◆ **SHORT TASK**: Reproduce, word for word, the span of lines starting at the line holding "What D3.js code" and ending at the line holding "0.33, -0.72, 1];". Omit every picture.

Figure scripts
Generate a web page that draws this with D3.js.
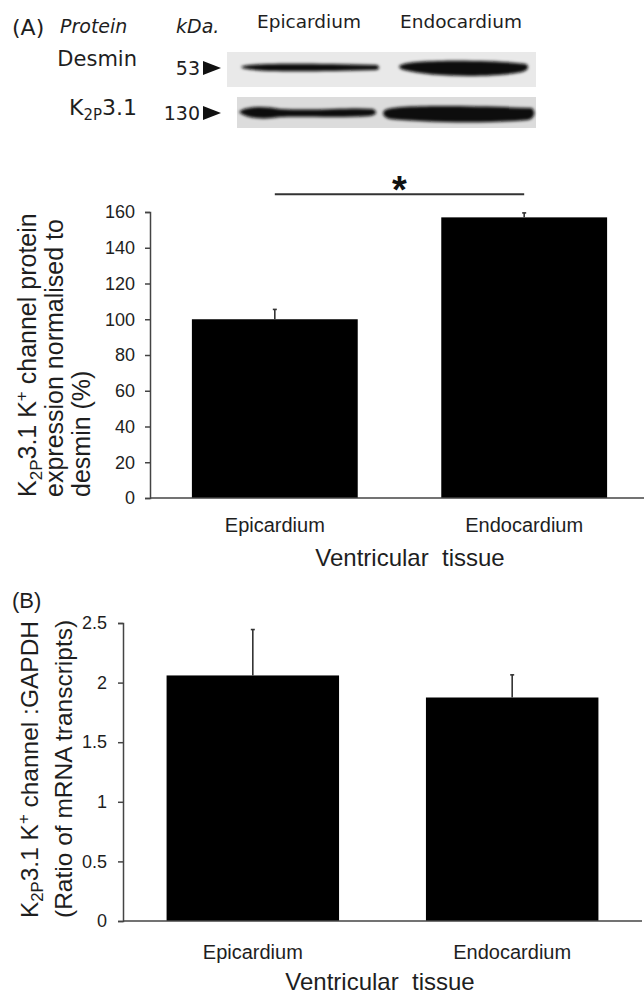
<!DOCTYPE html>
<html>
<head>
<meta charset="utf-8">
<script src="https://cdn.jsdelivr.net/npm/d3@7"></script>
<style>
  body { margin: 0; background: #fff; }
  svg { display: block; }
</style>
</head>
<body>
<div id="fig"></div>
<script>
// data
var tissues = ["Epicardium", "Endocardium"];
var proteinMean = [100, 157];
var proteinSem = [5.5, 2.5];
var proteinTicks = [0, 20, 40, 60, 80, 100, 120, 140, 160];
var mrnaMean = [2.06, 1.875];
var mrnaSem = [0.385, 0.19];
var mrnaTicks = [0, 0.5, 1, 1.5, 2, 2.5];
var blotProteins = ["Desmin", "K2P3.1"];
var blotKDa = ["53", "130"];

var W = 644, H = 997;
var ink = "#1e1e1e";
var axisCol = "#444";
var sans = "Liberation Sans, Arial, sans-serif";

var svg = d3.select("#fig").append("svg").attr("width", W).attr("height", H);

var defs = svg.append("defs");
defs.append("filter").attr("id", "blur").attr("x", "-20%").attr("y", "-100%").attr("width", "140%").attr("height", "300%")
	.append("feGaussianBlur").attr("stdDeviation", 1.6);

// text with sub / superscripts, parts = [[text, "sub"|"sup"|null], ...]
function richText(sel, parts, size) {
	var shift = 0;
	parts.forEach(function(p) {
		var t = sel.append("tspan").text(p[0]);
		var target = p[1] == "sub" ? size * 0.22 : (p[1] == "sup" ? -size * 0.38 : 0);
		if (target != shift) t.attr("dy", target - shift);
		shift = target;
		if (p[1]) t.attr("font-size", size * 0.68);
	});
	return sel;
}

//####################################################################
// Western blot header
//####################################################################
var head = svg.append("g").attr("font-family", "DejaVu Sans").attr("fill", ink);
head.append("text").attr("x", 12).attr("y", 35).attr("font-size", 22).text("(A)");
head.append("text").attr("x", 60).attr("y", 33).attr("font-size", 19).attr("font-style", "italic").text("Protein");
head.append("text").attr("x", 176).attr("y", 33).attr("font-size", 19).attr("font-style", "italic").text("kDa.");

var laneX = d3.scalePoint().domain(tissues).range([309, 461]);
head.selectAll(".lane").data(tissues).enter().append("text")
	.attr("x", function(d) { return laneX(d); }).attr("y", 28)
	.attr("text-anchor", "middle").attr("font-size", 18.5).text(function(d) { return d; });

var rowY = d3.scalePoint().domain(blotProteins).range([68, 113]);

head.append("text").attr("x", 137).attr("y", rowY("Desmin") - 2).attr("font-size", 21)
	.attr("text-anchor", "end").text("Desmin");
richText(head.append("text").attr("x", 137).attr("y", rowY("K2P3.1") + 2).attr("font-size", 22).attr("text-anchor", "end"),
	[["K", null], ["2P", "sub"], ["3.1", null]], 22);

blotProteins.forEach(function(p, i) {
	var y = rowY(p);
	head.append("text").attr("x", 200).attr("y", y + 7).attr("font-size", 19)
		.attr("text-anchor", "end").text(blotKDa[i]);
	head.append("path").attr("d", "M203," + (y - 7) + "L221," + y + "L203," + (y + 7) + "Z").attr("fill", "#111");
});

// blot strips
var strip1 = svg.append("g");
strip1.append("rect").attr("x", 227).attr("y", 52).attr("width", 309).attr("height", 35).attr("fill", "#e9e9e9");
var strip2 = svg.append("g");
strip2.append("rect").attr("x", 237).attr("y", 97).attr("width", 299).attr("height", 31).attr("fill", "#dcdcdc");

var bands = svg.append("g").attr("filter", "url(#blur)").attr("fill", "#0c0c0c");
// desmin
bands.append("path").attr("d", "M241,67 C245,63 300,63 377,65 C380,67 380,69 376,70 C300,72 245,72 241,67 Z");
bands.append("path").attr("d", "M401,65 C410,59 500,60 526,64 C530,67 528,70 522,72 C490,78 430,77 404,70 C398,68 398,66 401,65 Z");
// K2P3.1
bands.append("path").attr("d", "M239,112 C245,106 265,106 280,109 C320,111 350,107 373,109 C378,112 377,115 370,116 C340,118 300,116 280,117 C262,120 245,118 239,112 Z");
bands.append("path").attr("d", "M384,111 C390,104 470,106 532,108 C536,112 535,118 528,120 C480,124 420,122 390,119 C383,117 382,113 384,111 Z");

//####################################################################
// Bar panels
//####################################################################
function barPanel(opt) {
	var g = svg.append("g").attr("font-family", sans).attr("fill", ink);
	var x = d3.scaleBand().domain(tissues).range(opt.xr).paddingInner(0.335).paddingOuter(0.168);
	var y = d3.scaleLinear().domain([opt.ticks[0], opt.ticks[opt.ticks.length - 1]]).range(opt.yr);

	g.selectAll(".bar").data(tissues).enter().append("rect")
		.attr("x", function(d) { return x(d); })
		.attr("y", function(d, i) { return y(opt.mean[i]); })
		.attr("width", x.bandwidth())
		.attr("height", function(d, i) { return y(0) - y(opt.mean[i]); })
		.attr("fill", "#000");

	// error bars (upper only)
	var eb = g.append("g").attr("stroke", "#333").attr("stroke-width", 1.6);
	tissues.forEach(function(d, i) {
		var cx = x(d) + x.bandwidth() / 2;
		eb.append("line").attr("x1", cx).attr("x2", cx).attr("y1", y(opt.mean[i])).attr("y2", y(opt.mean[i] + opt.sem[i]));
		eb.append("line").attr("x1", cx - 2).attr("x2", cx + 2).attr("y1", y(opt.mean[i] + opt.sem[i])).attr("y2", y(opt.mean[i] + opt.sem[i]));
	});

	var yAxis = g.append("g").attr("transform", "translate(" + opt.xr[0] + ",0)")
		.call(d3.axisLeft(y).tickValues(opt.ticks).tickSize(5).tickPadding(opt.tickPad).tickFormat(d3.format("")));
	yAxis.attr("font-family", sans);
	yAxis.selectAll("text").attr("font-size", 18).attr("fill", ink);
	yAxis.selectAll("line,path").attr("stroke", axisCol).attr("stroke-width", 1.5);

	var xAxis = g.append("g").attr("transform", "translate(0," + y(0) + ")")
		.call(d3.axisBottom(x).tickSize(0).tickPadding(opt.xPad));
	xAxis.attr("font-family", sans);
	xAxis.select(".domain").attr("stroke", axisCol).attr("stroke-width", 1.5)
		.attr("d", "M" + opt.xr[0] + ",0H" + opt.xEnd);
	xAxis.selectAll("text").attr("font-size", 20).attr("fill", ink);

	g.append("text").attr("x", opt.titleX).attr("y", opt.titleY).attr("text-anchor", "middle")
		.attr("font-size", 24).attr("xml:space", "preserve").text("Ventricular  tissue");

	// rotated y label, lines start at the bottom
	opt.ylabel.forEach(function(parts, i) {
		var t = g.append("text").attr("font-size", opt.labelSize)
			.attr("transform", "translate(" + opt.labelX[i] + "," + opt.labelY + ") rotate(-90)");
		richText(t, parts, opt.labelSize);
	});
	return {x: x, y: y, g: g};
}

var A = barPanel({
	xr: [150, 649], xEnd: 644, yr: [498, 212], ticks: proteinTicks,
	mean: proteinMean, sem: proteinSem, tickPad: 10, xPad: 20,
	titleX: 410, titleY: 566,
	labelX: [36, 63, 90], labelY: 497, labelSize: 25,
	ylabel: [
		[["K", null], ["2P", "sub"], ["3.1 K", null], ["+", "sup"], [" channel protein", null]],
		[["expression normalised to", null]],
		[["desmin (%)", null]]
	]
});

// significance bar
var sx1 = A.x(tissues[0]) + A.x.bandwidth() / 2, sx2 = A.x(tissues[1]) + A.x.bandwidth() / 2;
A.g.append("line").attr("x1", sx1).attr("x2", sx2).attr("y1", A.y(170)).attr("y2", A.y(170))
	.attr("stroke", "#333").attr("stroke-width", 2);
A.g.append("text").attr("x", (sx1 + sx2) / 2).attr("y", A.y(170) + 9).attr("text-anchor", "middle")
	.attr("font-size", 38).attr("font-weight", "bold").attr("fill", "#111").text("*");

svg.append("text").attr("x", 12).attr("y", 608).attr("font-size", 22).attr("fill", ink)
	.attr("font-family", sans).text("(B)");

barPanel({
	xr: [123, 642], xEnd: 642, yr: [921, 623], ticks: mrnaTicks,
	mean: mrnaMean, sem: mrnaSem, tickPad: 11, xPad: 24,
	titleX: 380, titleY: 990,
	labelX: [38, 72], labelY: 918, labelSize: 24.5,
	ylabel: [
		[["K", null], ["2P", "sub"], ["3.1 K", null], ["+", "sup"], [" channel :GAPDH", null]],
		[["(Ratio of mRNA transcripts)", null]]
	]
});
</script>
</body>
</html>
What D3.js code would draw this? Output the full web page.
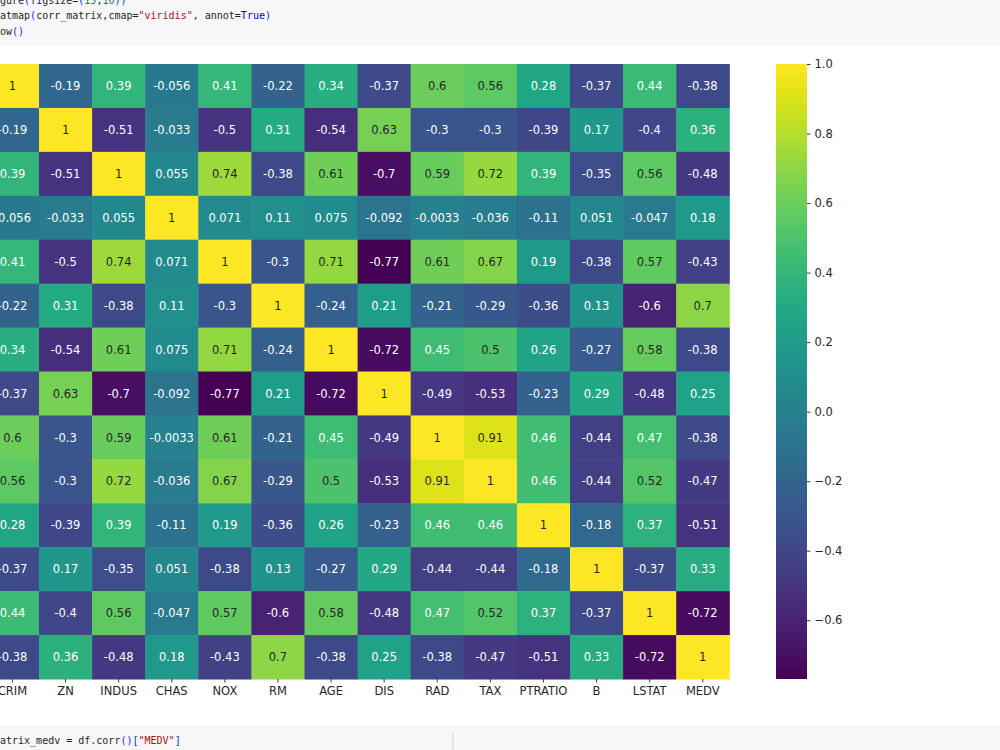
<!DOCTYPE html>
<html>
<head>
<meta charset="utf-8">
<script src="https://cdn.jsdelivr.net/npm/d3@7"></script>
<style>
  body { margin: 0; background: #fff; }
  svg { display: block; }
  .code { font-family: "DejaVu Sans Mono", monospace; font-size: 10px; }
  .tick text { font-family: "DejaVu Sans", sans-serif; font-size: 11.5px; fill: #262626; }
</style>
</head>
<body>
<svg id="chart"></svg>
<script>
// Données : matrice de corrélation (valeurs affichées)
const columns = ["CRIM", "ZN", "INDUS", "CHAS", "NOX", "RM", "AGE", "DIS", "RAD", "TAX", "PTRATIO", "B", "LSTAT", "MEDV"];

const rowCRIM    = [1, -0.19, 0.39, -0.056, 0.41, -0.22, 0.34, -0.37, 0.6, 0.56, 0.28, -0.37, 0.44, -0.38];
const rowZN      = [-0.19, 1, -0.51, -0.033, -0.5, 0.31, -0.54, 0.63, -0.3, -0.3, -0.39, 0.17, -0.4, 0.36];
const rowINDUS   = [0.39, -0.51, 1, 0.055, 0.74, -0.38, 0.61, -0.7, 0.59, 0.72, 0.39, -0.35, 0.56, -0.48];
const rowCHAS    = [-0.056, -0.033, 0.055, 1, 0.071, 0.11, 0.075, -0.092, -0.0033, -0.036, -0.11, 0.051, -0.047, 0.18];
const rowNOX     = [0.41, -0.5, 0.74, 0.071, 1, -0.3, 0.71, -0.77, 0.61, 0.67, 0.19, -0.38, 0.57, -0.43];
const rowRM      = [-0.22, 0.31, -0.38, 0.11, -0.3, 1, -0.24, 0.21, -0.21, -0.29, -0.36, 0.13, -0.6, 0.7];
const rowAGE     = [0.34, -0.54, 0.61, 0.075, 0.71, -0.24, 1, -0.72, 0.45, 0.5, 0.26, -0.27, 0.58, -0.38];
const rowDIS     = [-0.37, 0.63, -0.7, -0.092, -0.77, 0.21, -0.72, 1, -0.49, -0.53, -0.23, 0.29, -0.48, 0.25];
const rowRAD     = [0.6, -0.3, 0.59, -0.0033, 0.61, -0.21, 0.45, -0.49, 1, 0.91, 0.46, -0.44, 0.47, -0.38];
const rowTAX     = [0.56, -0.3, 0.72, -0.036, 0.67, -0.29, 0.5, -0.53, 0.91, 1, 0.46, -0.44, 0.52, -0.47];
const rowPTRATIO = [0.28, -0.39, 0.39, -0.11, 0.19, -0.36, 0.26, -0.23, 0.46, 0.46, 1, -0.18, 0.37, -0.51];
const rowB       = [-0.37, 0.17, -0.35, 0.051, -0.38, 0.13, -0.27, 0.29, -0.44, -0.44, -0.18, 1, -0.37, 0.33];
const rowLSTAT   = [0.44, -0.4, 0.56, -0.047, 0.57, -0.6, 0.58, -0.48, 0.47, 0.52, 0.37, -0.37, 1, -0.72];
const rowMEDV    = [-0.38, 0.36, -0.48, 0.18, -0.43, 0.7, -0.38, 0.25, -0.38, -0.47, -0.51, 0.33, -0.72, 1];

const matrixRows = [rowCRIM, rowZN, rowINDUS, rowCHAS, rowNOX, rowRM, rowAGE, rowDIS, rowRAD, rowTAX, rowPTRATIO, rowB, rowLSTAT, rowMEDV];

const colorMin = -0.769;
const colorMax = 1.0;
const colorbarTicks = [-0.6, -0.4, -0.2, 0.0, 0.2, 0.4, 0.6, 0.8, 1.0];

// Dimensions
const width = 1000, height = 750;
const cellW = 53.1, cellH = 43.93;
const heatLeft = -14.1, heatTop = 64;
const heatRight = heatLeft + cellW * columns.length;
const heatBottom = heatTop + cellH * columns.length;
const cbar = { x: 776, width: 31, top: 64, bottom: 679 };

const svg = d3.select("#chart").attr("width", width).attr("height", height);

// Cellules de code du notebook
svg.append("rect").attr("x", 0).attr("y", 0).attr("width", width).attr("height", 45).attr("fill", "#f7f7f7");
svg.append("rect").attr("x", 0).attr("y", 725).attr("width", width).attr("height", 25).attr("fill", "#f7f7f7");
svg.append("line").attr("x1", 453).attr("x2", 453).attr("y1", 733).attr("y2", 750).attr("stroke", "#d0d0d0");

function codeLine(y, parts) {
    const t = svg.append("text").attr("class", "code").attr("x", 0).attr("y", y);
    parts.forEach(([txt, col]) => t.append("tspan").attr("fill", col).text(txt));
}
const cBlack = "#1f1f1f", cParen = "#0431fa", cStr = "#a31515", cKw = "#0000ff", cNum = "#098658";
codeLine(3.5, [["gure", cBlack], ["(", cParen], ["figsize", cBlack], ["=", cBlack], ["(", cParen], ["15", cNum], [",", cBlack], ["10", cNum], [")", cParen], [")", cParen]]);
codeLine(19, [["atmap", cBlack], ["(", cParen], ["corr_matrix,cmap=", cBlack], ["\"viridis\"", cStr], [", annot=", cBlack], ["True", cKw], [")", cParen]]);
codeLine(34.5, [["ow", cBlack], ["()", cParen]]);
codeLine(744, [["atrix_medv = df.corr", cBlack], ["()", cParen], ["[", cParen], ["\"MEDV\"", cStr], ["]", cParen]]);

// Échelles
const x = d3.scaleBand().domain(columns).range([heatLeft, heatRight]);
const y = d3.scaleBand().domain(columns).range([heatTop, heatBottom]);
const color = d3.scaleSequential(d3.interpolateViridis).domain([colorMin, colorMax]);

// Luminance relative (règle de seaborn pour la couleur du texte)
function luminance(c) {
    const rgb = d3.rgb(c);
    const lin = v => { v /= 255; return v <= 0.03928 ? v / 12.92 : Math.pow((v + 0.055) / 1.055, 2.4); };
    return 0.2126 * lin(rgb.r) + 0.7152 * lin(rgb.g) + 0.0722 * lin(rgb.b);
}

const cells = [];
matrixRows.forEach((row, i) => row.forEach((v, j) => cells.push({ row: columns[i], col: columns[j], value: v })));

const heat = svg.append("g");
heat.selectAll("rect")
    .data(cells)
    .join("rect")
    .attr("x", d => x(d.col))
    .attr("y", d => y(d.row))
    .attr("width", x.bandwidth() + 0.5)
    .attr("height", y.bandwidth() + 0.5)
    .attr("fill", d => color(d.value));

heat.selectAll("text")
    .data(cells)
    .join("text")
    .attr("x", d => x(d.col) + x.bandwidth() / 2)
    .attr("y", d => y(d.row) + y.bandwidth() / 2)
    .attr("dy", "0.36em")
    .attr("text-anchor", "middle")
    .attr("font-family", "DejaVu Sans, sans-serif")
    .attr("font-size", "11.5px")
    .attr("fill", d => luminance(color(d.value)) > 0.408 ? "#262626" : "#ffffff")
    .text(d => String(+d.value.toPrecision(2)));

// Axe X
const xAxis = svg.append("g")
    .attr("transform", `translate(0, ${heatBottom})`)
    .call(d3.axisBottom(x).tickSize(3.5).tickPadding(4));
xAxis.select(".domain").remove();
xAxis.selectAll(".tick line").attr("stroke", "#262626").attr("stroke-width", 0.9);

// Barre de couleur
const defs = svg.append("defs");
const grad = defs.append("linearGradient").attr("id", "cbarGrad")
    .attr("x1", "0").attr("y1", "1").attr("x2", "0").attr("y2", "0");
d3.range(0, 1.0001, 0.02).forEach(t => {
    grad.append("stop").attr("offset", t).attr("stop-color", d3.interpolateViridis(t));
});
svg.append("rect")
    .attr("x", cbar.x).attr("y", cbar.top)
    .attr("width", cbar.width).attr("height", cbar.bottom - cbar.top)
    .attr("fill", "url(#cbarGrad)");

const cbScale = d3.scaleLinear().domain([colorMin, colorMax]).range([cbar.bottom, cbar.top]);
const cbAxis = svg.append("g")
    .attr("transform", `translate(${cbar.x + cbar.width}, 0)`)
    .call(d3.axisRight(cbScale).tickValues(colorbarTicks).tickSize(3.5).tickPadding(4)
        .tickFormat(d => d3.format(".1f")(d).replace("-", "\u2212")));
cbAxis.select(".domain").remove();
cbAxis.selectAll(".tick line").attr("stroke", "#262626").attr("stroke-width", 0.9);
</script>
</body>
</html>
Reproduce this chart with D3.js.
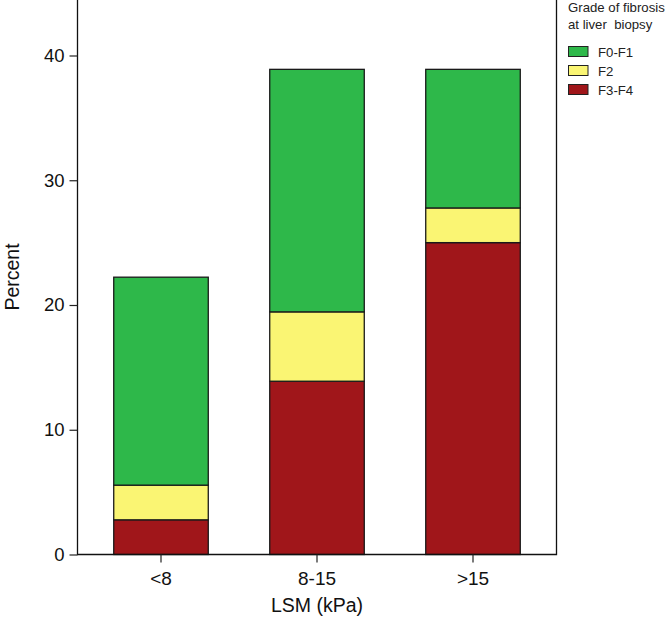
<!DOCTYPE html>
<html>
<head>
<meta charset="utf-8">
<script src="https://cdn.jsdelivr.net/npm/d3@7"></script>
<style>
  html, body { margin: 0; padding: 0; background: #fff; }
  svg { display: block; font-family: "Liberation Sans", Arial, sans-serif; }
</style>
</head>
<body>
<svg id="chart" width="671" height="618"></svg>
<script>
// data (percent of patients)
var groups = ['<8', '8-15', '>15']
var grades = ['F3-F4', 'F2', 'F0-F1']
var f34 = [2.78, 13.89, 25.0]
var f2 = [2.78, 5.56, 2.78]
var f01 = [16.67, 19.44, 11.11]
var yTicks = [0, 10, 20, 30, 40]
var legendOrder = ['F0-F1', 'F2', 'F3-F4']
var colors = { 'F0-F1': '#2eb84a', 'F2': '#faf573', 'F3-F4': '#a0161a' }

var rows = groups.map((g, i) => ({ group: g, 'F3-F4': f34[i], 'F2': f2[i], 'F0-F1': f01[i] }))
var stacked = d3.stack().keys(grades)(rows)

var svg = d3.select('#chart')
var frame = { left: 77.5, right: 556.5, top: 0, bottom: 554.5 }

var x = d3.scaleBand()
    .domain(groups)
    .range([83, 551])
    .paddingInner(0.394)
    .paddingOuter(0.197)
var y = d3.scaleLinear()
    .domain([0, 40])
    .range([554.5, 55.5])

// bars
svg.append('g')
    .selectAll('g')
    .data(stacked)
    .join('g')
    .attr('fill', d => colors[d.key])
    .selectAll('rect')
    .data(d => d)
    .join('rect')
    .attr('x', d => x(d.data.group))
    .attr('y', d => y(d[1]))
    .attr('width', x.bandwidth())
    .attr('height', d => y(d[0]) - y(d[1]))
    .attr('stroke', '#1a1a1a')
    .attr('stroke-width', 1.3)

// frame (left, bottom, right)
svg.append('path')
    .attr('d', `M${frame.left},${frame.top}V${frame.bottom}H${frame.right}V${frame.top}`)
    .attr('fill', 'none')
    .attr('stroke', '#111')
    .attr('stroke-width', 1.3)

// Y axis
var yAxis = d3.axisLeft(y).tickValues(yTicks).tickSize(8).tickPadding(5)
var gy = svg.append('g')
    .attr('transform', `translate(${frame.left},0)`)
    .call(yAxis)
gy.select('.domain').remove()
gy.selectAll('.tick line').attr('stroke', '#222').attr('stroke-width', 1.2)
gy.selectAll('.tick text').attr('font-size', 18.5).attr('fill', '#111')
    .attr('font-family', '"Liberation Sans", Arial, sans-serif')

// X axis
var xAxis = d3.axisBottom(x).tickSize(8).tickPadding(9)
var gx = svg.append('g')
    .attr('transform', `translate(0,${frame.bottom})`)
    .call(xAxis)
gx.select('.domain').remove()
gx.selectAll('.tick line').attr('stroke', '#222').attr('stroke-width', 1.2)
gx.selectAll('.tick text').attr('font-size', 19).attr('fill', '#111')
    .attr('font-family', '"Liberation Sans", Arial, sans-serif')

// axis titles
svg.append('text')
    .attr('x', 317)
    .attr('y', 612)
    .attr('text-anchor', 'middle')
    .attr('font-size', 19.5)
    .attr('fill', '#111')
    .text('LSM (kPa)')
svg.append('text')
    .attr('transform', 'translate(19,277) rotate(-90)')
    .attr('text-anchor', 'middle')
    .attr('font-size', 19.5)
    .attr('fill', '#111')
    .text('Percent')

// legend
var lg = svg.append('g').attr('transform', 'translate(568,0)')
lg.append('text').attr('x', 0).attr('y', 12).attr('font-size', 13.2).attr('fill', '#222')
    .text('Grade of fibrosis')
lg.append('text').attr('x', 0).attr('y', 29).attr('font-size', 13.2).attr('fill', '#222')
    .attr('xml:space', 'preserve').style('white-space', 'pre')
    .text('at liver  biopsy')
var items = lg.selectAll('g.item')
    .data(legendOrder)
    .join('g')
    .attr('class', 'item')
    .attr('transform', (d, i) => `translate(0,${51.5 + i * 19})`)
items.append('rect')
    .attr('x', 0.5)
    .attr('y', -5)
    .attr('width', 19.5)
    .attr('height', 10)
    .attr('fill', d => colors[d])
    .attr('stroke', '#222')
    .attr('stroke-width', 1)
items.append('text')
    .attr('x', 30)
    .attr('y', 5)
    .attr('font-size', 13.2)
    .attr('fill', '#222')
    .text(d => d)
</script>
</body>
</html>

◆ **OUTPUT OF THE TASK**:
What D3.js code would draw this? Output the full web page.
<!DOCTYPE html>
<html>
<head>
<meta charset="utf-8">
<script src="https://cdn.jsdelivr.net/npm/d3@7"></script>
<style>
  body { margin: 0; background: #fff; }
  svg { display: block; }
  .code { font-family: "DejaVu Sans Mono", monospace; font-size: 10px; }
  .tick text { font-family: "DejaVu Sans", sans-serif; font-size: 11.5px; fill: #262626; }
</style>
</head>
<body>
<svg id="chart"></svg>
<script>
// Données : matrice de corrélation (valeurs affichées)
const columns = ["CRIM", "ZN", "INDUS", "CHAS", "NOX", "RM", "AGE", "DIS", "RAD", "TAX", "PTRATIO", "B", "LSTAT", "MEDV"];

const rowCRIM    = [1, -0.19, 0.39, -0.056, 0.41, -0.22, 0.34, -0.37, 0.6, 0.56, 0.28, -0.37, 0.44, -0.38];
const rowZN      = [-0.19, 1, -0.51, -0.033, -0.5, 0.31, -0.54, 0.63, -0.3, -0.3, -0.39, 0.17, -0.4, 0.36];
const rowINDUS   = [0.39, -0.51, 1, 0.055, 0.74, -0.38, 0.61, -0.7, 0.59, 0.72, 0.39, -0.35, 0.56, -0.48];
const rowCHAS    = [-0.056, -0.033, 0.055, 1, 0.071, 0.11, 0.075, -0.092, -0.0033, -0.036, -0.11, 0.051, -0.047, 0.18];
const rowNOX     = [0.41, -0.5, 0.74, 0.071, 1, -0.3, 0.71, -0.77, 0.61, 0.67, 0.19, -0.38, 0.57, -0.43];
const rowRM      = [-0.22, 0.31, -0.38, 0.11, -0.3, 1, -0.24, 0.21, -0.21, -0.29, -0.36, 0.13, -0.6, 0.7];
const rowAGE     = [0.34, -0.54, 0.61, 0.075, 0.71, -0.24, 1, -0.72, 0.45, 0.5, 0.26, -0.27, 0.58, -0.38];
const rowDIS     = [-0.37, 0.63, -0.7, -0.092, -0.77, 0.21, -0.72, 1, -0.49, -0.53, -0.23, 0.29, -0.48, 0.25];
const rowRAD     = [0.6, -0.3, 0.59, -0.0033, 0.61, -0.21, 0.45, -0.49, 1, 0.91, 0.46, -0.44, 0.47, -0.38];
const rowTAX     = [0.56, -0.3, 0.72, -0.036, 0.67, -0.29, 0.5, -0.53, 0.91, 1, 0.46, -0.44, 0.52, -0.47];
const rowPTRATIO = [0.28, -0.39, 0.39, -0.11, 0.19, -0.36, 0.26, -0.23, 0.46, 0.46, 1, -0.18, 0.37, -0.51];
const rowB       = [-0.37, 0.17, -0.35, 0.051, -0.38, 0.13, -0.27, 0.29, -0.44, -0.44, -0.18, 1, -0.37, 0.33];
const rowLSTAT   = [0.44, -0.4, 0.56, -0.047, 0.57, -0.6, 0.58, -0.48, 0.47, 0.52, 0.37, -0.37, 1, -0.72];
const rowMEDV    = [-0.38, 0.36, -0.48, 0.18, -0.43, 0.7, -0.38, 0.25, -0.38, -0.47, -0.51, 0.33, -0.72, 1];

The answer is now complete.